David suggested that, for maybe two words, there should be far more training data (say, 500 instances) so that performance improvement with increasing training set size can be investigated. Resource permitting, this will be done for English.
Treebank material will be provided only for testing. There will not be a training corpus of manually-tagged, treebanked data, beyond what Martha had already put in the public domain (as in SIGLEX-99 and ELRA2-2000 papers) and small samples to show the markup conventions, for Italian and, if the conventions have changed at all, for English.
Adam to do some trialling of both the speedup and the risk.

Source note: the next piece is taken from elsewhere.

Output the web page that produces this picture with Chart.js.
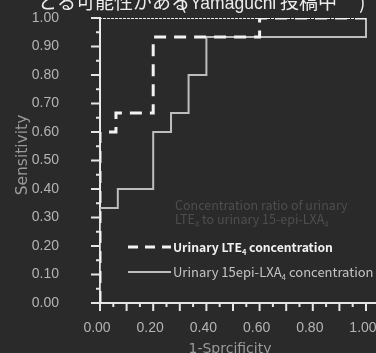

For English, there would be two tagging teams, one working on the all-words task at UPenn, the other on the lexical sample task in the UK. To gauge consistency between the two, the UK taggers would tag the all-words instances of the lexical sample words and the US ones would tag some of the UK lexical sample data.
It is desirable that the text type of the evaluation data is a text type for which there is plenty of data easily obtainable. If, for example, evaluation data is taken from Le Monde, that means that teams wanting lots of data to train on can simply go out and buy CD-ROMs of Le Monde, without task co-ordinators needing to get involved. (That is the position for unsupervised training, eg, where the system trains on raw data. For supervised training, which requires sense-tagged data as input, the situation is different as the resource will never be in ample supply.)
For English lexical-sample, Adam is considering using the web as a source of evaluation data, probably constrained to be, eg, within a certain domain area within the mozilla.com or yahoo.com directory structures. (This more experimental approach to be balanced by another subset of the data probably taken from the LDC NANews corpus, and/or the BNC. The wider the range of sources for data selection, the more likely we are to get senses that aren't covered in the inventory: there is likely to be more use of the "unassignable" tag.)
For lexical-sample tasks, one important parameter is the quantity of context for each instance to be tagged. This was just two sentences in English SENSEVAL-1, which was not adequate to deploy some algorithms. A suitable target is, roughly, a `page', or 100 words (where no suitable textual unit is locatable). This has implications for the bulk of datasets to be distributed. If there are 100 items in the lexical sample, an average of 150 instances per lemma, and 100 words of context per instance, the dataset size is 1.5M words - for English, the order of 10MB uncompressed, or 3MB compressed.
While this is a substantial quantity of data to download, we felt that, given a high bandwidth Internet connection (which we believe all participants would have), this was not a problem.
[Post-meeting addition by AK:
Following discussions related to Escudero, Marquez and Rigau's paper at EMNLP, and suggestions from Ken Church and John Carroll, we are considering a cross-domain aspect to the task, where the data is taken from two distinct domains, and the WSD system trained on the one domain is evaluated on the other, and vice versa. Contribution/responses to this idea most welcome!
]
Date-stamping: We decided to use an automatic date-stamping procedure to ensure that all participants got long enough, but not too long, to work with the data (even if they happened to be away from the office for part of the critical period). So there will be a six-week critical period. Within that period, each participant, for each language they are participating in:
It seems appropriate that this plan, and the same server, is used, across all language tasks. That means that Univ of Pennsylvania would be the hub for all data distribution (as well as results collecting, and scoring). This seems an efficient way to proceed. However if organisers for other tasks would rather distibrute their own data, that will be fine (please let senseval organisers know).
Martha (delegating again!) will set up the SENSEVAL server at UPenn to implement the downloading, time-stamping regime.
It was agreed that the classification of systems would note this distinction.